Feb 25, 2020
84% of Municipalities in Rio Grande do Sul in State of Emergency
Author: Michael Cordonnier/Soybean & Corn Advisor, Inc.
The state of Rio Grande do Sul in southern Brazil is in the midst of one of the worst droughts in recent memory. Weeks of no rain and record high temperatures have devastated crops and livestock in the state. The state is usually the second or third largest soybean producing state in Brazil and Brazil's largest rice producer.
The Civil Defense agency in the state of Rio Grande do Sul reported that 418 municipalities in the state have declared a state of emergency due to the drought. The state has a total of 497 municipalities, so 84% have declared emergencies. The National Water and Sanitation Agency (ANA) indicated that the drought has been in place for one year and four months, since October of 2020. Currently, the only longer period of drought in Brazil is one year and seven months in southern Mato Grosso do Sul.
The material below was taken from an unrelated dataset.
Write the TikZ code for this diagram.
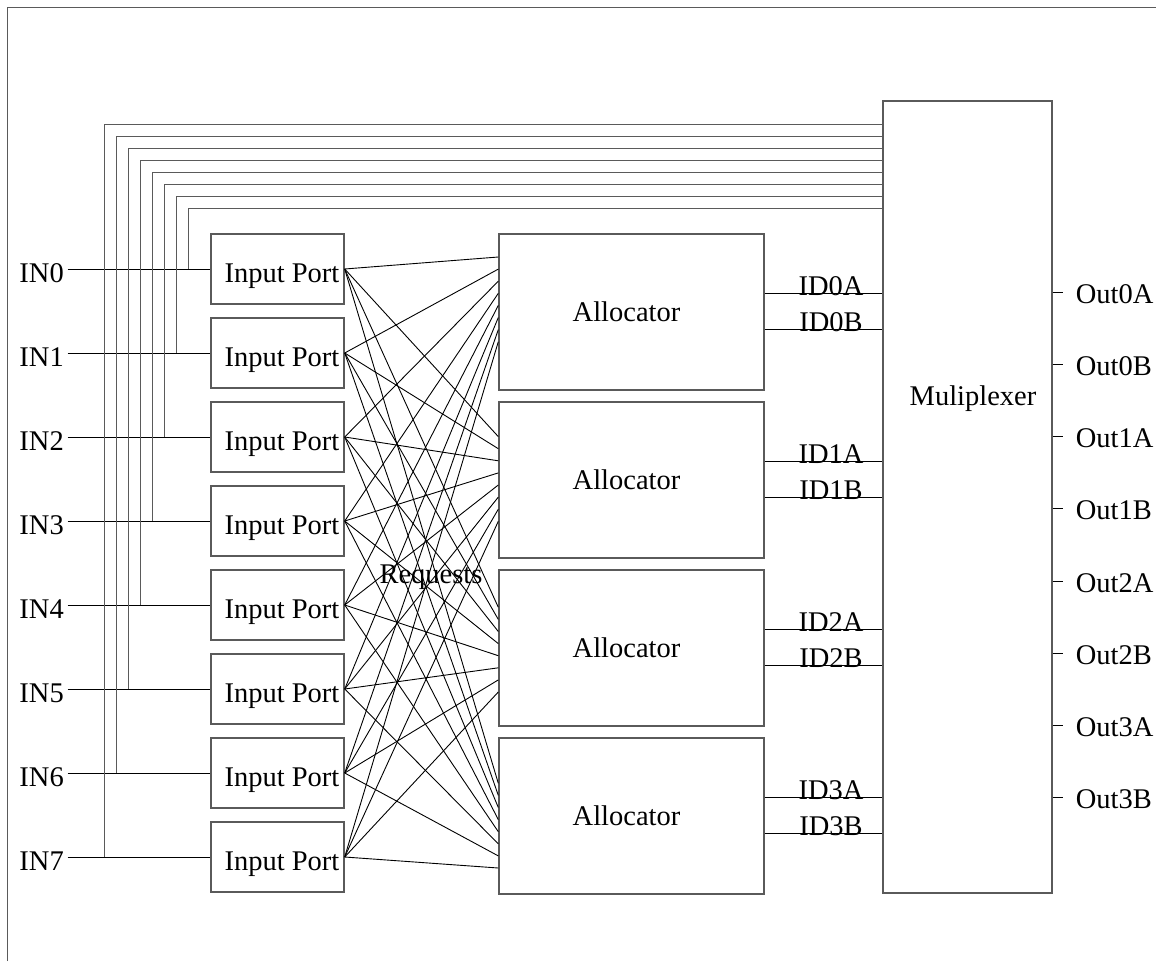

Rio Grande do Sul is now rated as 9% in extreme drought and 57% in grave drought by the Brazilian National Weather Service. The driest areas are the northern and western regions of the state.
Emater estimates that 253,000 farmers in the state have been impacted by the drought and that 22,000 rural families are without access to water. Approximately 92,800 corn producers, 82,400 soybean producers, and 27,289 dairy producers have been significantly impacted by the drought.
Earlier this week, the state Secretary of Agriculture met with representatives of family farmers to discuss how the state could help mitigate the impact of the drought for small landowners.
Small family farmers have been especially hard hit by the drought and state agencies along with the federal government, are creating programs to meet those family's needs. An emergency credit program has been set up to help farmers pay their production loans since they basically have no crop to sell. They have also created an emergency fund to help rural residents meet their basic needs and to receive zero interest loans of up to R$ 10,000 per family.
Estimates are that the summer corn and soybean crops will be cut by half or more due to the drought. The next chance for farmers to produce a crop will be the winter wheat crop which they will start planting in about two months.